Di lain pihak, Hyundai sendiri melalui Hyundai Motor Manufacturing Indonesia (HMMI) baru saja menjalin kemitraan dengan Grab Indonesia untuk menyediakan 20 unit Hyundai IONIQ Electric sebagai armada. Kerja sama ini juga disebut sebagai upaya untuk riset bakal calon mobil listrik yang akan diproduksi Hyundai di Indonesia.

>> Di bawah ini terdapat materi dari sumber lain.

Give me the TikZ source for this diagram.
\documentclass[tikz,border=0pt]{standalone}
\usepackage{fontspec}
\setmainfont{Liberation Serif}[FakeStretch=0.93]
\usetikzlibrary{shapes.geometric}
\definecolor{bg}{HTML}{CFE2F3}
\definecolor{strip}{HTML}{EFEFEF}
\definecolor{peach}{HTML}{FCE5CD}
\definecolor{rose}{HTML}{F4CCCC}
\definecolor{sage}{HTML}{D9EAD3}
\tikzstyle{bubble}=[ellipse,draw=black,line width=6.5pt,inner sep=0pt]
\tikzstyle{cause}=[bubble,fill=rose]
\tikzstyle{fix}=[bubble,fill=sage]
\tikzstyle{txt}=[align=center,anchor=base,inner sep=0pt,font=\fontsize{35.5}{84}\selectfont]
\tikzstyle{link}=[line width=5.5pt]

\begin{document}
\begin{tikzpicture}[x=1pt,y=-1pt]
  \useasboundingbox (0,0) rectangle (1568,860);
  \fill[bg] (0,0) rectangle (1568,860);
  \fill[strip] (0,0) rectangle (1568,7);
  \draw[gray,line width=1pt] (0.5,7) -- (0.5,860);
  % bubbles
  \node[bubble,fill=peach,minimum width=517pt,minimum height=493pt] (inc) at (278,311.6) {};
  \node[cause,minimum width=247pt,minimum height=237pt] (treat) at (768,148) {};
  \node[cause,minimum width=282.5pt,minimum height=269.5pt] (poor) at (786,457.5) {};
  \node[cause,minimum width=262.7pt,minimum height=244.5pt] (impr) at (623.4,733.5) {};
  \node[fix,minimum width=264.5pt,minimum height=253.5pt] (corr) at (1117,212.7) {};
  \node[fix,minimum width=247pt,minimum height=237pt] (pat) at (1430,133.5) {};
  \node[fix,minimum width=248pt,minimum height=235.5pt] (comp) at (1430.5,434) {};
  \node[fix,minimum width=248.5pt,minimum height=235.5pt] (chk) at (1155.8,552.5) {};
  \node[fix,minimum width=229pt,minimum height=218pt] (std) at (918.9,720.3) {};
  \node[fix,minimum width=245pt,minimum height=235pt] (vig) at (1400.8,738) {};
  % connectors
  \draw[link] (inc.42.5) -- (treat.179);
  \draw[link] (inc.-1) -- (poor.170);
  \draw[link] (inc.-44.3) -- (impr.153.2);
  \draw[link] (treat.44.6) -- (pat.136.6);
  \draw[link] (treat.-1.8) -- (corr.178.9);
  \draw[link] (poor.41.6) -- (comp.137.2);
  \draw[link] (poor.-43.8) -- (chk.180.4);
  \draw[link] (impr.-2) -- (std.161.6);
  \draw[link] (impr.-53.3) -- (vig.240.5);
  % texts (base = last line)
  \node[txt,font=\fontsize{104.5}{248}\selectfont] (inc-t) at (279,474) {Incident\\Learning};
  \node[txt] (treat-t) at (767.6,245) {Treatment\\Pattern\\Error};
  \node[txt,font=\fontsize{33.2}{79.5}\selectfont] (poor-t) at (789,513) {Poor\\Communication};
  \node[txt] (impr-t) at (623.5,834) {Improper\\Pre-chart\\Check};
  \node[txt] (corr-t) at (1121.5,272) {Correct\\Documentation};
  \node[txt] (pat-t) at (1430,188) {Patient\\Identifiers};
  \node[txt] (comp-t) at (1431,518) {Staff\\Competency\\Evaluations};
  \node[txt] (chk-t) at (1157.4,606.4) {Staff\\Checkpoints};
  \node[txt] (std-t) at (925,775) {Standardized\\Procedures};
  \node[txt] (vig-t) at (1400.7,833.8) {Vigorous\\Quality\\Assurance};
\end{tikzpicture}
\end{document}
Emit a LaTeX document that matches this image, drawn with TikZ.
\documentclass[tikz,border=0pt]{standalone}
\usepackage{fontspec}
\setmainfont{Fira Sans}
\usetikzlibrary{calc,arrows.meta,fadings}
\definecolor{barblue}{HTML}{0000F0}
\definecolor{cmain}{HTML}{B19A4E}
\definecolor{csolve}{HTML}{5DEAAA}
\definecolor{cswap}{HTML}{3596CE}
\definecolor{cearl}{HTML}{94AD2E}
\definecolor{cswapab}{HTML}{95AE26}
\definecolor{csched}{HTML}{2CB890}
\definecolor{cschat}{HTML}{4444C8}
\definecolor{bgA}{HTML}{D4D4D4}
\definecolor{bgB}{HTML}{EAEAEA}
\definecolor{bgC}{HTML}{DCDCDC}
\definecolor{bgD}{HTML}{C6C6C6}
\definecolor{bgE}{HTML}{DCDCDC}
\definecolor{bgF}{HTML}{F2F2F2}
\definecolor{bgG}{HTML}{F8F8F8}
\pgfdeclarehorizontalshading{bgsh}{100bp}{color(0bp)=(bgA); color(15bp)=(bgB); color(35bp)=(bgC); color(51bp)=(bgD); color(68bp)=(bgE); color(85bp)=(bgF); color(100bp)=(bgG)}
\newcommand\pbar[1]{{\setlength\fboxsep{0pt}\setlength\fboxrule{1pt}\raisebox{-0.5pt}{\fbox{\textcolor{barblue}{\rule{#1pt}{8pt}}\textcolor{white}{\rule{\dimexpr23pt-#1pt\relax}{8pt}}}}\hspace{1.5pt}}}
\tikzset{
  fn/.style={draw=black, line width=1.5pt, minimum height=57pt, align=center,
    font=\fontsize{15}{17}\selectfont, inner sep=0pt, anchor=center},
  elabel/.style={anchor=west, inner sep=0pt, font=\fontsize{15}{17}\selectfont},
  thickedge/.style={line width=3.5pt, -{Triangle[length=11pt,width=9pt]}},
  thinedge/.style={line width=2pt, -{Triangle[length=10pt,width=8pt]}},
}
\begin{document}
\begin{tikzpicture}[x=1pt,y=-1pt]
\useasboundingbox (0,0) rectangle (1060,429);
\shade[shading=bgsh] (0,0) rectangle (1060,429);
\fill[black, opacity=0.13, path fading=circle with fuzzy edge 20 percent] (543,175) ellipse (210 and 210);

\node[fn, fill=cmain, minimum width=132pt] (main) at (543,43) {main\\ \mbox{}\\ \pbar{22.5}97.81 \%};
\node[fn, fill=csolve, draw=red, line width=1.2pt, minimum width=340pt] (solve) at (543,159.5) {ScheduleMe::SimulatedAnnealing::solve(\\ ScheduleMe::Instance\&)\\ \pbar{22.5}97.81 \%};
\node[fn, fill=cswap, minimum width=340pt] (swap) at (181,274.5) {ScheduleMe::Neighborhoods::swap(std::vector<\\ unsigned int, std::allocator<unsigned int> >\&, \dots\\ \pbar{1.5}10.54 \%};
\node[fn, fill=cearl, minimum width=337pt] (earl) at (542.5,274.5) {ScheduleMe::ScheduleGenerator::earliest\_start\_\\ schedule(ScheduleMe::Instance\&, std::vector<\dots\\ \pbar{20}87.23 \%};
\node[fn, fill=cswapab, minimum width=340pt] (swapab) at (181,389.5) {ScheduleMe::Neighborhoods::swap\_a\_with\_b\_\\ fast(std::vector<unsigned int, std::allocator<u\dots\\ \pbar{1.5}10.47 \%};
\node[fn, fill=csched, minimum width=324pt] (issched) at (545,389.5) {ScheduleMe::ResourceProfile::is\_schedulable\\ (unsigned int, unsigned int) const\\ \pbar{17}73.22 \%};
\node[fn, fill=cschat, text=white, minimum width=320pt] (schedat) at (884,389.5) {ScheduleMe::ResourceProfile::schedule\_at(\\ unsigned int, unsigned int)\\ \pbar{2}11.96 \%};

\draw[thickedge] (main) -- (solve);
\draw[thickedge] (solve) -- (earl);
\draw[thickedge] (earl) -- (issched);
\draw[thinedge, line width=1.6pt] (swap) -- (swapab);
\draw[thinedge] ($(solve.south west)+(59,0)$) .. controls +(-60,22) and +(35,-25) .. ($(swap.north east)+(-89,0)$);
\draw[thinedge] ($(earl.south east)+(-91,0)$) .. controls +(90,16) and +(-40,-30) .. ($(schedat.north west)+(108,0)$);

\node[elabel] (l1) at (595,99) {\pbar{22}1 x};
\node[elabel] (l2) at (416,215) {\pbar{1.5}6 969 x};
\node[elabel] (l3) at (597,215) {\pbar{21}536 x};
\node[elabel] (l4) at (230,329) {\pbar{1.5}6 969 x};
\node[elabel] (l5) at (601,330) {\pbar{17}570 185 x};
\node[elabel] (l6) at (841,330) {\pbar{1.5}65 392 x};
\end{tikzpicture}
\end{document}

Kabar terbaru, sudah ada mobil listrik Hyundai yang siap mengaspal di jalanan Indonesia. Negara Ginseng itu sudah menghadirkan Kona Electric, mobil listrik untuk pasar Indonesia. Menurut keterangan Kementerian Perhubungan kepada jurnalis Kompascom, kendaraan bertipe SUV tersebut sudah lulus tahap Sertifikasi Uji Tipe (SUT) dan Sertifikat Registrasi Uji Tipe (SRUT). Meski demikian, belum ada informasi mengenai peluncuran resminya. Dari keterangan di websitenya, harga Kona Electric berada di kisaran Rp 674 jutaan. Sebagai mobil listrik murni, Hyundai Kona Electric dibekali dengan sebuah motor listrik magnet synchronous berdaya 150 kW dan baterai lithium-ion 64 kWh. Kombinasi tersebut menghasilkan tenaga maksimum 201 dk dan torsi 394 Nm yang selanjutnya disalurkan kedua roda depan melalui sistem transmisi otomatik.